After last year’s roster-wide rash of injuries, better health is the most important first step in the A’s escaping the American League West cellar.

3) Who wins the closer’s job?
Six weeks of spring training has yet to reveal an answer here. If Melvin knows who his closer is, he isn’t saying publicly. Lefty Sean Doolittle, one of the veteran anchors of the relief corps, said Melvin hasn’t discussed roles yet with the relievers themselves. Expect more news on that during the Bay Bridge Series, which runs Thursday through Saturday. Of the four assumed ninth-inning candidates — Doolittle, John Axford, Santiago Casilla and Ryan Madson — none has been lights-out in Cactus League games.

The guess here is Madson, the A’s main closer last season, gets the first crack at the role this year as well.

“I don’t even think it’s on anybody’s radar,” Doolittle said Tuesday. “That’s one of the things that makes our bullpen effective. We’re not as attached to those roles as people might think.”

4) Where does Ryon Healy fit into the puzzle?
He fits in a little at first base, a little at third base and a little at DH. What we know is that Healy’s bat will be in the lineup regularly, it’s just a matter of where. Melvin spread his time pretty evenly between all three spots. Healy responded with a terrific spring at the plate. Entering Tuesday, he ranked third in the Cactus League with 16 RBI, the most spring RBI by an Athletic since Kevin Kouzmanoff also had 16 in 2010. Healy will play first base against lefties, platooning with Yonder Alonso. He’ll spell Trevor Plouffe at third. But it stands to reason a large chunk of his time will have to come at DH.

“I think he’s handled it well,” Melvin said. “It’s not easy, especially for a younger guy that was originally a first baseman. He worked as hard as anybody last year to make himself a third baseman. Now, it’s a little bit different for him and he knew that coming into camp. I think he’s handled his time wisely, worked hard at both positions, and he knows he has to move around a little bit this year.”
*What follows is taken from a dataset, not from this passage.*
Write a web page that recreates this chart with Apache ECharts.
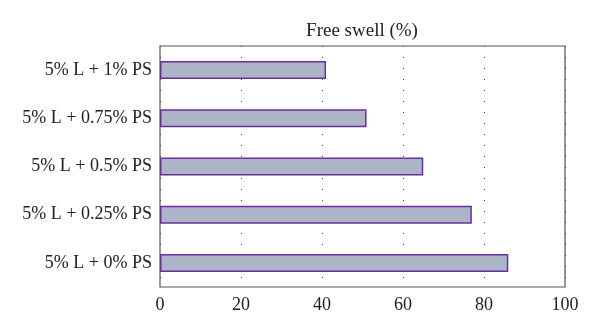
<!DOCTYPE html>
<html>
<head>
<meta charset="utf-8">
<script src="https://cdn.jsdelivr.net/npm/echarts@6/dist/echarts.min.js"></script>
<style>
  html, body { margin: 0; padding: 0; background: #fff; }
  #chart { width: 600px; height: 330px; }
</style>
</head>
<body>
<div id="chart"></div>
<script>
// Mix designations, listed top to bottom
const categories = ['5% L + 1% PS', '5% L + 0.75% PS', '5% L + 0.5% PS', '5% L + 0.25% PS', '5% L + 0% PS'];
// Free swell of each mix (%)
const freeSwell = [41, 51, 65, 77, 86];
const axisTitle = 'Free swell (%)';
const xTicks = [0, 20, 40, 60, 80, 100];

const serif = '"Liberation Serif", "DejaVu Serif", serif';
const chart = echarts.init(document.getElementById('chart'));

chart.setOption({
  animation: false,
  backgroundColor: '#ffffff',
  grid: {
    left: 160, right: 35, top: 46, bottom: 43,
    show: true, borderColor: '#555', borderWidth: 1.2, backgroundColor: 'transparent'
  },
  title: {
    text: axisTitle,
    left: 357, top: 17, textAlign: 'center',
    textStyle: { fontFamily: serif, fontSize: 19, fontWeight: 'normal', color: '#222' }
  },
  xAxis: {
    type: 'value',
    min: xTicks[0], max: xTicks[xTicks.length - 1], interval: 20,
    axisLine: { show: false },
    axisTick: { show: false },
    axisLabel: { fontFamily: serif, fontSize: 18, color: '#222', margin: 9 },
    splitLine: { show: true, lineStyle: { color: '#444', width: 1, type: [1, 10] } }
  },
  yAxis: {
    type: 'category',
    data: categories,
    inverse: true,
    axisLine: { show: false },
    axisTick: { show: false },
    axisLabel: { fontFamily: serif, fontSize: 18, color: '#222', margin: 8 }
  },
  series: [{
    type: 'bar',
    data: freeSwell,
    barWidth: 18,
    itemStyle: { color: '#abb5c7', borderColor: '#6b2f9c', borderWidth: 1.5 }
  }]
});
</script>
</body>
</html>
5) Can the A’s get their mojo back?
If a positive clubhouse vibe plays any part in a team turning around its on-field fortunes, the A’s are off to a good start. The early indications are that newcomers Plouffe, Matt Joyce, Casilla and Rajai Davis — those latter two are in their second stints with the A’s — all add some nice leadership qualities and mesh well with the returning vets. True, you can’t really read too much in spring training, when everyone always gets along in the spirit and optimism of a new season. But the A’s do seem to have better components up and down their roster to lead to a healthier season-long chemistry.

Just as you’ve read in the past, getting off to a strong start in the standings is the most effective way to maintain that chemistry.